O fracasso da Rodada de Doha, que discutiu os rumos do comércio mundial e os impasses sobre a redução de subsídios agrícolas, contribui para agravar a situação de miséria dos hatianos. Contra a fome, lama virou comida no país, conforme o jornal britânico The Guardian em reportagem sobre tortas e biscoitos feitos de barro. O fato é confirmado pelo doutor em Relações Internacionais e diretor da Faculdade de Direito de Santa Maria (Fadisma), Ricardo Seitenfus.
Em entrevista ao Terra, Seitenfus afirmou que o insucesso na OMC pode agravar ainda mais a situação do país mais pobre da América Latina. Afundado na miséria e sem primeiro-ministro desde abril, quando Edouard Alexis foi afastado do cargo em meio a protestos contra a alta nos preços dos alimentos, o Haiti conta com a ajuda internacional para atender às necessidades mais básicas da população.
Quadro que deve perdurar indefinidamente após o fracasso da Rodada de Doha. “O Haiti deverá permanecer nessa situação de grave penúria alimentar e necessitando continuar recebendo a ajuda pontual de outros países e de órgãos como o Banco Mundial, o que é absolutamente ineficiente, pois o que o país necessita é de uma agricultura de subsistência desenvolvida a partir de sua própria economia”, disse Stenfuns.

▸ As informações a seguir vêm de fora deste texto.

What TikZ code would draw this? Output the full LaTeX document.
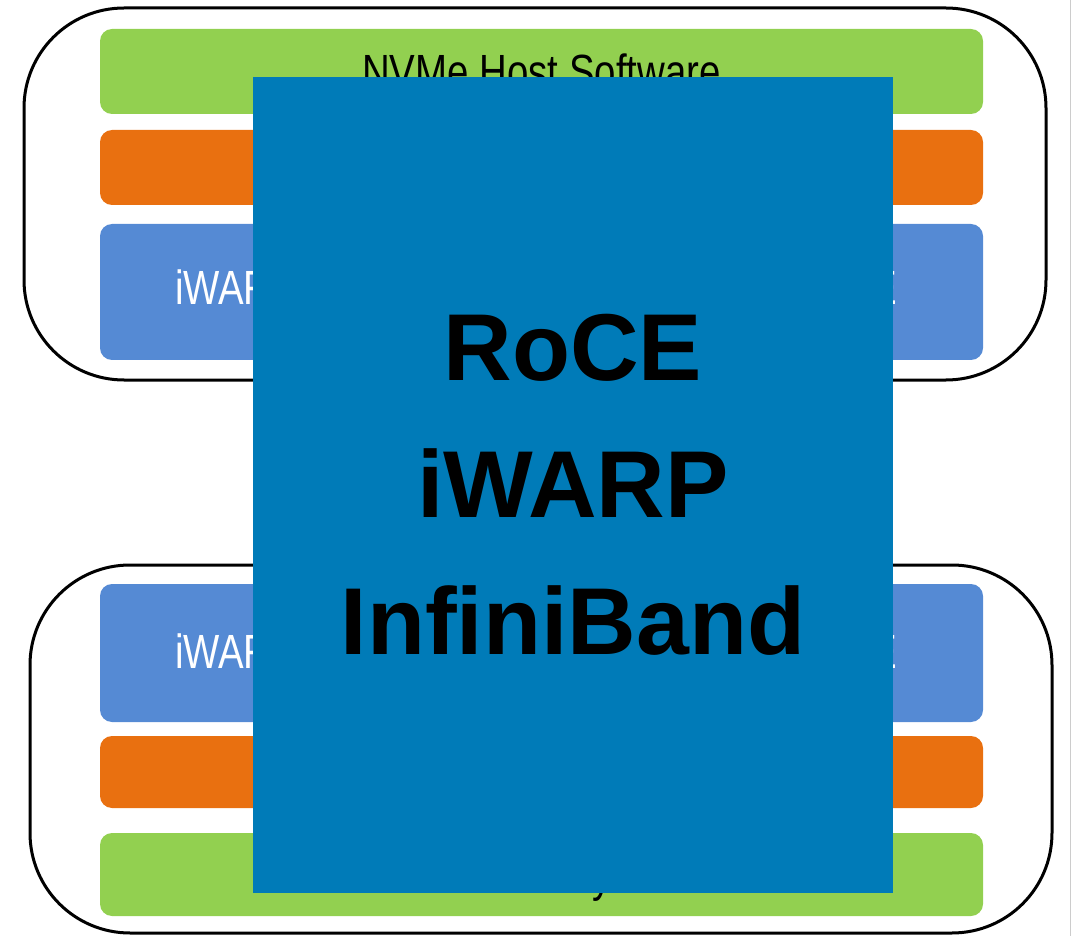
\documentclass[tikz,border=0pt]{standalone}
\usepackage{fontspec}
\setmainfont{Liberation Sans}
\newfontfamily\narrowfont[FakeStretch=0.8]{Liberation Sans}
\usepackage{tikz}
\usetikzlibrary{positioning}

\definecolor{layergreen}{RGB}{146,208,80}
\definecolor{layerorange}{RGB}{233,112,16}
\definecolor{layerblue}{RGB}{85,138,212}
\definecolor{fabricblue}{RGB}{0,123,184}

\begin{document}
\begin{tikzpicture}[x=1pt, y=-1pt, every node/.style={inner sep=0pt, outer sep=0pt},
	stack/.style={draw, line width=3pt, rounded corners=100pt, minimum width=1022pt},
	layer/.style={rounded corners=12pt, minimum width=883pt},
	layertext/.style={font=\narrowfont\fontsize{48}{48}\selectfont},
	fabric/.style={fill=fabricblue, minimum width=640pt, minimum height=816pt, align=center,
		font=\bfseries\fontsize{95}{137}\selectfont}]
	\useasboundingbox (0,0) rectangle (1072,936);
	\draw[gray!40, line width=1.5pt] (1070.5,0) -- (1070.5,936);
	% host side
	\node[stack, minimum height=372pt] (host_stack) at (535,194) {};
	\node[layer, fill=layergreen, minimum height=85pt] (host_sw) at (541.5,71.5) {};
	\node[layer, fill=layerorange, minimum height=75pt] (host_tr) at (541.5,167.5) {};
	\node[layer, fill=layerblue, minimum height=136pt] (host_fab) at (541.5,292) {};
	\node[layertext, anchor=base] (host_sw_text) at (541.5,89) {NVMe Host Software};
	\node[layertext, text=white, anchor=base west] (host_left) at (175,305) {iWARP};
	\node[layertext, text=white, anchor=base east] (host_right) at (897,305) {RoCE};
	% subsystem side
	\node[stack, minimum height=368pt] (sub_stack) at (541,749) {};
	\node[layer, fill=layerblue, minimum height=138pt] (sub_fab) at (541.5,653) {};
	\node[layer, fill=layerorange, minimum height=72pt] (sub_tr) at (541.5,772) {};
	\node[layer, fill=layergreen, minimum height=83pt] (sub_sys) at (541.5,874.5) {};
	\node[layertext, anchor=base] (sub_sys_text) at (541.5,891) {NVMe Subsystem};
	\node[layertext, text=white, anchor=base west] (sub_left) at (175,668) {iWARP};
	\node[layertext, text=white, anchor=base east] (sub_right) at (897,668) {RoCE};
	% fabrics overlay
	\node[fabric] (fabrics) at (573,485) {RoCE\\iWARP\\InfiniBand};
\end{tikzpicture}
\end{document}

Nos anos 1980, o Haiti, assim como outros países que tinham uma agricultura de subsistência, optou pela importação de alimentos em função dos preços baixos no mercado internacional.
Foi lá onde a elevação nos preços dos alimentos teve maior impacto, já que 80% da população vive com menos de US$ 2 por dia. Sem dinheiro para comprar comida, uma das soluções encontradas pelos haitianos foi comer tortas e biscoitos feitos a partir de lama.
Esses alimentos, apesar de não terem valor nutricional, enchem o estômago e “acalmam a fome”. A venda dessas tortas acabou criando condições para o desenvolvimento de uma indústria lucrativa ainda que rudimentar.
Para Stenfuns, essa prática, antes eventual, se agravou muito nos últimos meses. “Nunca os haitianos tiveram excedentes de alimentos, mas a situação está mais grave hoje porque as pessoas simplesmente não têm dinheiro para comprar alimentos”.
“Há uma coisa que eu considero ouro no Haiti: o povo. Eles vivem de maneira digna e são extremamente nacionalistas, orgulhosos do seu passado”. Sem eletricidade, a vida no país é diurna, com milhares de pessoas circulando pelas ruas vendendo carvão, laranjas e cabras, entre outras coisas, segundo ele.
“É uma luta constante pela sobrevivência que convive com uma ausência de violência. Há um contraste extraordinário de uma massa de pessoas que lutam para sobreviver e que ao mesmo tempo não se sentem ameaçadas por roubo”, contou.
“Quando o dia amanhece, eles enfrentam mais um desafio para permanecer vivos. E às 21h já não há mais ninguém nas ruas. Mas quando não conseguem vender tudo o que tinham para vender, permanecem nas ruas com uma vela acesa, principalmente as mulheres”.
Seitenfus também chamou a atenção para a escravidão infantil, assunto muitos vezes tratado como uma questão cultural. “Há mais de 250 mil menores trabalhando como escravos no Haiti. São geralmente filhos de mães sem condições que são doados a outras famílias. Essas pessoas transformam as crianças em escravas dos seus próprios filhos, muitas vezes escravas sexuais”.